Il n’était pas l’ennemi de la religion dont ils se servent, il avait lu le
Coran, il respectait ses élèves, quelles que soient leurs croyances, il
s’intéressait à la civilisation musulmane.
Non,
tout au contraire, Samuel PATY fut tué précisément pour tout cela. Parce qu’il incarnait la
République qui renaît chaque jour dans les salles de classes, la liberté qui se
transmet et se perpétue à l’école.
Samuel PATY fut tué parce que les islamistes veulent notre futur
et qu’ils savent qu’avec des héros tranquilles tels que lui, ils ne l’auront
jamais. Eux séparent les fidèles, des mécréants.
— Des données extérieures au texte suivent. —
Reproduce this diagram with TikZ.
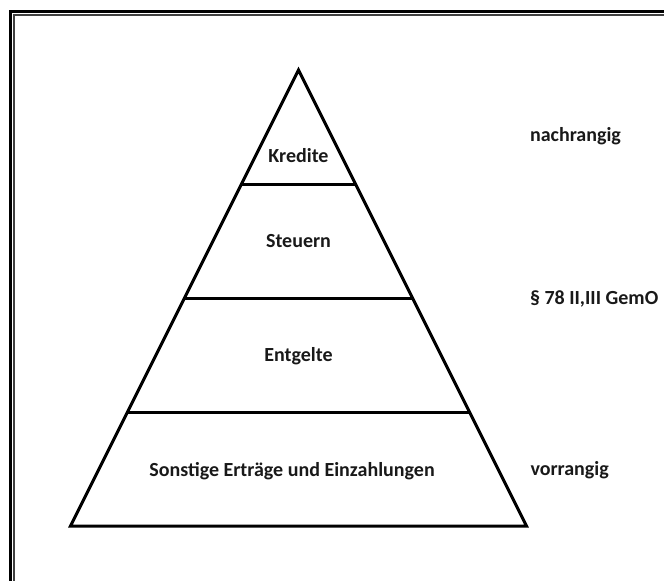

Samuel PATY ne connaissait que des citoyens. Eux se repaissent de
l’ignorance. Lui croyait dans le savoir. Eux cultivent la haine de l’autre. Lui
voulait sans cesse en voir le visage, découvrir les richesses de l’altérité.
Samuel PATY fut la victime de la conspiration funeste de la
bêtise, du mensonge, de l’amalgame, de la haine de l’autre, de la haine de ce
que profondément, existentiellement, nous sommes.
Samuel PATY est devenu vendredi le visage de la République, de
notre volonté de briser les terroristes, de réduire les islamistes, de vivre
comme une communauté de citoyens libres dans notre pays, le visage de notre
détermination à comprendre, à apprendre, à continuer d’enseigner, à être
libres, car nous continuerons, professeur.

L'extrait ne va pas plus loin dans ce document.